- _GIVEN PROBLEM_
From the records below, copy every line that contains the word "this".

[Charts and diagrams as code]
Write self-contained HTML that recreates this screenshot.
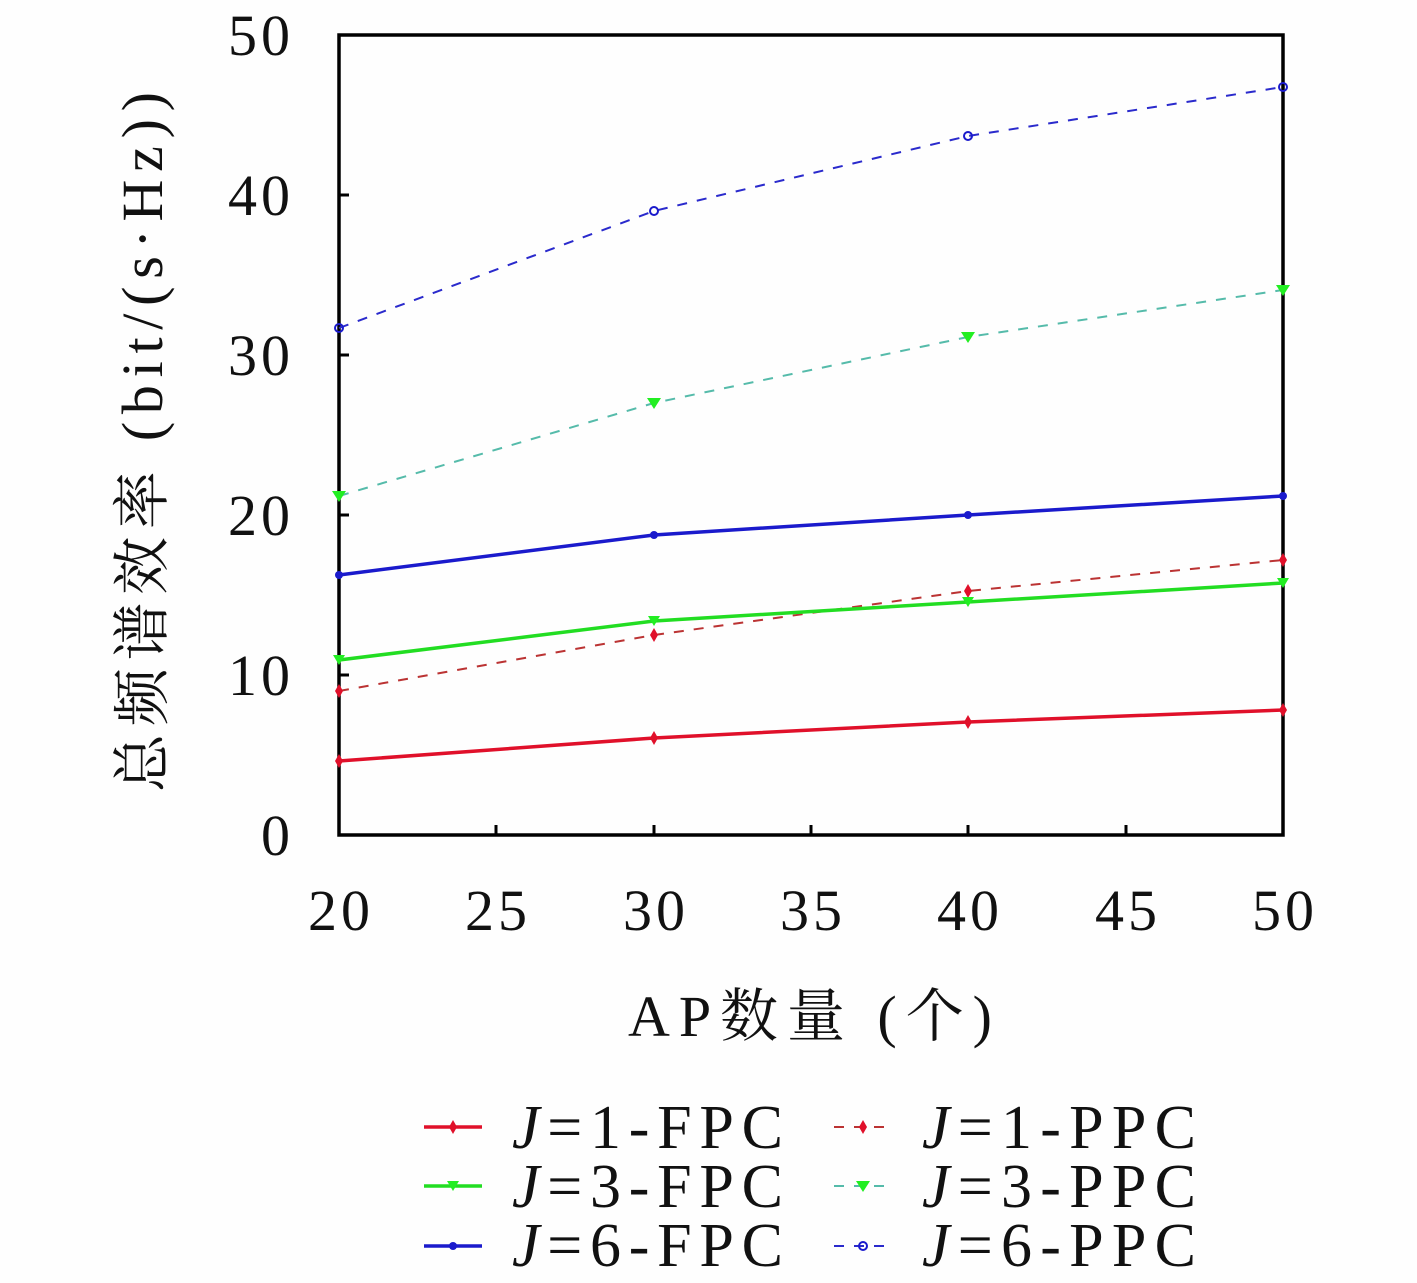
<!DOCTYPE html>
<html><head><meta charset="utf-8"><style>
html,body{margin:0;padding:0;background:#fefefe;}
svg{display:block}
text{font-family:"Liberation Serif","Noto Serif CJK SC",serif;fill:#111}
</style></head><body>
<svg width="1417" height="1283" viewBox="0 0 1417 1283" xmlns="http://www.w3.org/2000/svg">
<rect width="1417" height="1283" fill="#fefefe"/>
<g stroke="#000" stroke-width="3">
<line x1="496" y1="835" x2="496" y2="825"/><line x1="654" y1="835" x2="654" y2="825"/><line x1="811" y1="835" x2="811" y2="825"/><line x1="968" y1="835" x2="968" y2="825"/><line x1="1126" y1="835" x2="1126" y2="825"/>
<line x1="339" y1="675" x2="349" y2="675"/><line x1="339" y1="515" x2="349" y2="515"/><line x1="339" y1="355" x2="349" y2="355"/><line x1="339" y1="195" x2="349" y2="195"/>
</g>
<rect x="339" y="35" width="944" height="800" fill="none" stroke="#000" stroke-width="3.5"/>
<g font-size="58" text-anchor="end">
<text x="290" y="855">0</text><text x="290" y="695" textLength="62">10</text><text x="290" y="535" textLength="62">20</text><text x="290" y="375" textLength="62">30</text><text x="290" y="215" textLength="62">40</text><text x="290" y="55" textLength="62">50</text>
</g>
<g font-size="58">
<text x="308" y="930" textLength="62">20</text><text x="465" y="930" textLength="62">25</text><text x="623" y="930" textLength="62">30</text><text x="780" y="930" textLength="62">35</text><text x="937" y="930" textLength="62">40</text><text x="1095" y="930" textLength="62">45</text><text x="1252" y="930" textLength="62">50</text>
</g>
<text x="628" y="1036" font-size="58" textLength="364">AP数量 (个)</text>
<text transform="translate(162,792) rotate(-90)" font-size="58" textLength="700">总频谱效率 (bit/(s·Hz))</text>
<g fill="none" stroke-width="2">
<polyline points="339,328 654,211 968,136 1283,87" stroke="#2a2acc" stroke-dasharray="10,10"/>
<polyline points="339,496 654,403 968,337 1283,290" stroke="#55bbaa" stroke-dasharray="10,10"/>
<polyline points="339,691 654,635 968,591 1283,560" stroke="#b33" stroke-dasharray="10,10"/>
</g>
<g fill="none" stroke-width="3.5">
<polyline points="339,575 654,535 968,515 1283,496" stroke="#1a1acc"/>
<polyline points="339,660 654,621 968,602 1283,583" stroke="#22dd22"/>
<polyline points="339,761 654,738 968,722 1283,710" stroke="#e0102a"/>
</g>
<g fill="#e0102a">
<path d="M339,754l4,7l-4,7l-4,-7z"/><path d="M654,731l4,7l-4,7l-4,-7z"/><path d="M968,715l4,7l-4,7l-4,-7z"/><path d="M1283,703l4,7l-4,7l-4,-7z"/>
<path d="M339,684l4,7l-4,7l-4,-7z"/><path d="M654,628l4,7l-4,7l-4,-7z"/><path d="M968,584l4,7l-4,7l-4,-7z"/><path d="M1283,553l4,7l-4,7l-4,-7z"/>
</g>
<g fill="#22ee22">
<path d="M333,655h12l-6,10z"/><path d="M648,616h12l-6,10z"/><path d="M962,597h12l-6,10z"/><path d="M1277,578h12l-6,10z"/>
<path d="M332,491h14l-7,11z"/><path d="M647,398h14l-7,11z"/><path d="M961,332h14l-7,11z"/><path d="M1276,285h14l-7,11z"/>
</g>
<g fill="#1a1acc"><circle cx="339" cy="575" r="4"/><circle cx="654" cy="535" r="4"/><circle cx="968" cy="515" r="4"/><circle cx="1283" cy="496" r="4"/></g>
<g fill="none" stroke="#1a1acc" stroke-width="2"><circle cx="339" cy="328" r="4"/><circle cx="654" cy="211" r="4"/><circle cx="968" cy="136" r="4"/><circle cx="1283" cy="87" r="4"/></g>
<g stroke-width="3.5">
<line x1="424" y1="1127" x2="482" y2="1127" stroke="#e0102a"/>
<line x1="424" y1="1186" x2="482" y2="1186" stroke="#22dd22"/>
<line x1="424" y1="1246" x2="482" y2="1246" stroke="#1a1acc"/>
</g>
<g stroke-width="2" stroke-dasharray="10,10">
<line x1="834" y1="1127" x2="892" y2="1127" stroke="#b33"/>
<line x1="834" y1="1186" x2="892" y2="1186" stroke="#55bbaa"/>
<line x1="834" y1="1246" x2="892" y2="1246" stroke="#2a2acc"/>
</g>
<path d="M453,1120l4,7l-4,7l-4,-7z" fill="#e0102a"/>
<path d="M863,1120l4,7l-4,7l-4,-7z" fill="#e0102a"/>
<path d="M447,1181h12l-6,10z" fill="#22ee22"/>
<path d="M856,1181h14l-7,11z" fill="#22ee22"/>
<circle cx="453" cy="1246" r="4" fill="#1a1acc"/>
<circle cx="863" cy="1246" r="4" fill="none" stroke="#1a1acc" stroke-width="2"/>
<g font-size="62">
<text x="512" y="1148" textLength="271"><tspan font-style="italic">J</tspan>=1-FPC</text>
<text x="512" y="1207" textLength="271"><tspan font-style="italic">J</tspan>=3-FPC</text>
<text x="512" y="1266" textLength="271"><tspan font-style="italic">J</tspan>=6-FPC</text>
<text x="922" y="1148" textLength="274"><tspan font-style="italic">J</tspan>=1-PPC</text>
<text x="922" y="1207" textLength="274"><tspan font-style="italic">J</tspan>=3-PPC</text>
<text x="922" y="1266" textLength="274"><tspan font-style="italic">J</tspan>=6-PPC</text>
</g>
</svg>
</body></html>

==

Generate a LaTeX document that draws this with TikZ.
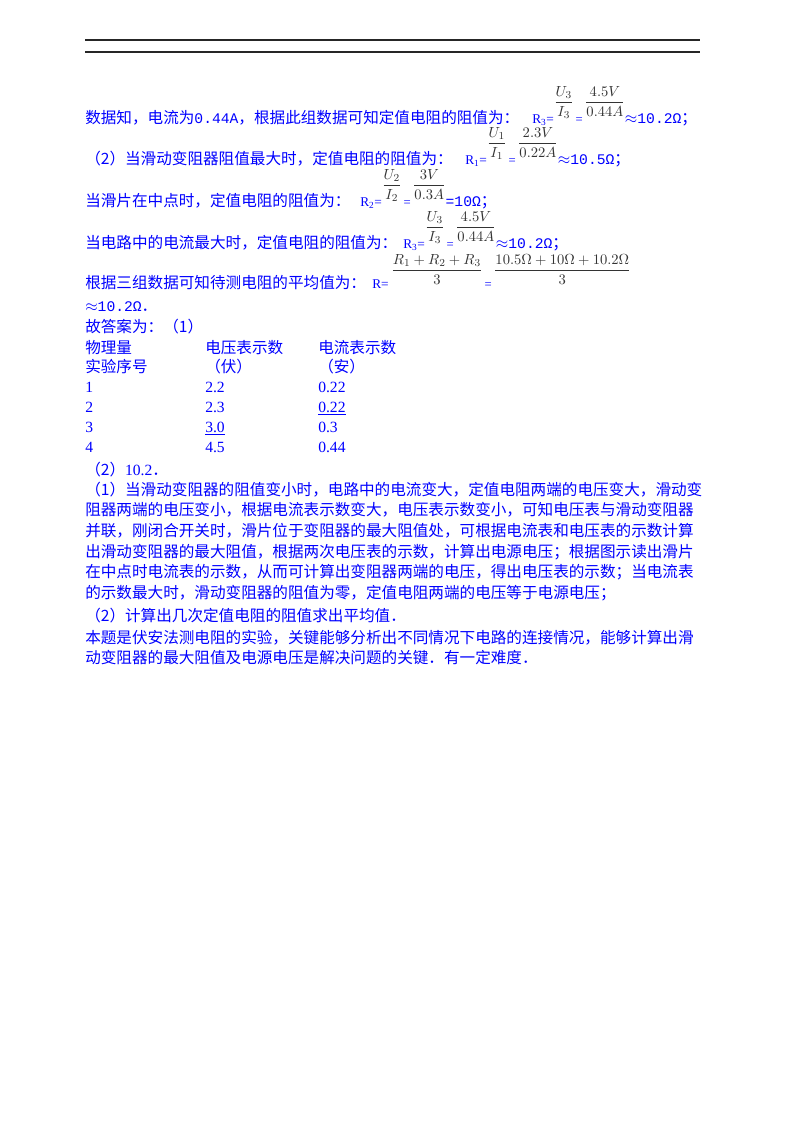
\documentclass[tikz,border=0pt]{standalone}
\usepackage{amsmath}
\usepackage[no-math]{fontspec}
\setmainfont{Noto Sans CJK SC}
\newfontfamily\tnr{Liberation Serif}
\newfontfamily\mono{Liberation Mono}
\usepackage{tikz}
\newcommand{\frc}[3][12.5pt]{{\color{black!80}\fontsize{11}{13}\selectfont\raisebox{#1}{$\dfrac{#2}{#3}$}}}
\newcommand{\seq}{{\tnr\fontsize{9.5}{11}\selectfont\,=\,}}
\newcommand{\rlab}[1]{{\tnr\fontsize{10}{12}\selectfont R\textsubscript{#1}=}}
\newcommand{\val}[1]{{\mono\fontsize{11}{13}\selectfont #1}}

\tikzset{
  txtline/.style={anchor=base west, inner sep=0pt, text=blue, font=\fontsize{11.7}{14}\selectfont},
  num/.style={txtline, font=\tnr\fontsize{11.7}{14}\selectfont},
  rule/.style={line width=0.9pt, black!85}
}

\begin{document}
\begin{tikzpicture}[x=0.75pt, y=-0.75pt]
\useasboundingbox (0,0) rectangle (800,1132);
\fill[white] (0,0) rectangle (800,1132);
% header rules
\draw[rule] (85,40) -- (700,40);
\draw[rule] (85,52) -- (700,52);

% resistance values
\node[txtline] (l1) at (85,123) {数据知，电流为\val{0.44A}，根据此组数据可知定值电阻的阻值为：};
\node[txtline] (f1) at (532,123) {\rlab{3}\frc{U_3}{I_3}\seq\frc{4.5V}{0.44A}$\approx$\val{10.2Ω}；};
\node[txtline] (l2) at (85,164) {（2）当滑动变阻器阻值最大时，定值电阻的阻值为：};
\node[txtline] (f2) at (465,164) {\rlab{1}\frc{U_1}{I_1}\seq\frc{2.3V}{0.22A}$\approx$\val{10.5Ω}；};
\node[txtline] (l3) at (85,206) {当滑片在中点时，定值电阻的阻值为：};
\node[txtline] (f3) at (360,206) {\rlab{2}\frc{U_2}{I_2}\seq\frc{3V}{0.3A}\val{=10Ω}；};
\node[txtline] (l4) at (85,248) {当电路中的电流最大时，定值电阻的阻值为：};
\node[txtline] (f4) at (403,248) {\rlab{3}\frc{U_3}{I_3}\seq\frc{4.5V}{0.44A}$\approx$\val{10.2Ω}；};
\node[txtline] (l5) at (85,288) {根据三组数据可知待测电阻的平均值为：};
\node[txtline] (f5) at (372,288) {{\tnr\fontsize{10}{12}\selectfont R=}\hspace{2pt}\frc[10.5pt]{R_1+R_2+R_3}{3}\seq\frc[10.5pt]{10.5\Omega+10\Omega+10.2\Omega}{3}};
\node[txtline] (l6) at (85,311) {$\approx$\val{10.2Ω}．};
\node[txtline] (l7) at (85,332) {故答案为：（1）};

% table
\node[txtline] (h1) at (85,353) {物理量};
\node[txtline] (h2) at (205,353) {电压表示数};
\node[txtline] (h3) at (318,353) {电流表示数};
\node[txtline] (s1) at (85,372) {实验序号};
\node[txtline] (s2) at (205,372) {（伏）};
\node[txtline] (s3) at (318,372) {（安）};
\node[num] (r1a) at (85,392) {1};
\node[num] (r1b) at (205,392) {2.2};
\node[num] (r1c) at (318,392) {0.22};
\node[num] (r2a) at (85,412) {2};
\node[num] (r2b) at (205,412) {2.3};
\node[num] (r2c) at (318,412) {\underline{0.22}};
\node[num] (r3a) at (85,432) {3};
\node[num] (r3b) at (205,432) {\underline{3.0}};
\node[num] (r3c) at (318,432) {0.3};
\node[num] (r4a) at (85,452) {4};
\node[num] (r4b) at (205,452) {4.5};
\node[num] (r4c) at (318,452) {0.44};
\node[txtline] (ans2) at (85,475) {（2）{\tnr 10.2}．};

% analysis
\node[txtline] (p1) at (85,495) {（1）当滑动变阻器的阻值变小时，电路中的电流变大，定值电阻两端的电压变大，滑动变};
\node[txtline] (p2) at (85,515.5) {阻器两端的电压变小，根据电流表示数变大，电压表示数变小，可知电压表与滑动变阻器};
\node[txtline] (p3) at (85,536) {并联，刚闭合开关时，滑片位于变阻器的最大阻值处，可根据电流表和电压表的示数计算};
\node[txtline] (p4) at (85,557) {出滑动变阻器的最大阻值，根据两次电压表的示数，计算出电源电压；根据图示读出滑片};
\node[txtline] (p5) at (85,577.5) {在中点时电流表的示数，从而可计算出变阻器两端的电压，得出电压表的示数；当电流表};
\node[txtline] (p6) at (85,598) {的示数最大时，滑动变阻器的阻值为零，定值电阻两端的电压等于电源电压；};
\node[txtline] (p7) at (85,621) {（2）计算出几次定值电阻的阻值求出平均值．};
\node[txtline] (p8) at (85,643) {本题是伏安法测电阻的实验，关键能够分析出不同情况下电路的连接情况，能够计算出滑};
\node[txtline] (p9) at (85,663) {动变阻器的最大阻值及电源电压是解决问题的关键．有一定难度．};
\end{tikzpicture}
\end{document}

- _SOLVED EXERCISE_
Write self-contained HTML that recreates this screenshot.
Generate a LaTeX document that draws this with TikZ.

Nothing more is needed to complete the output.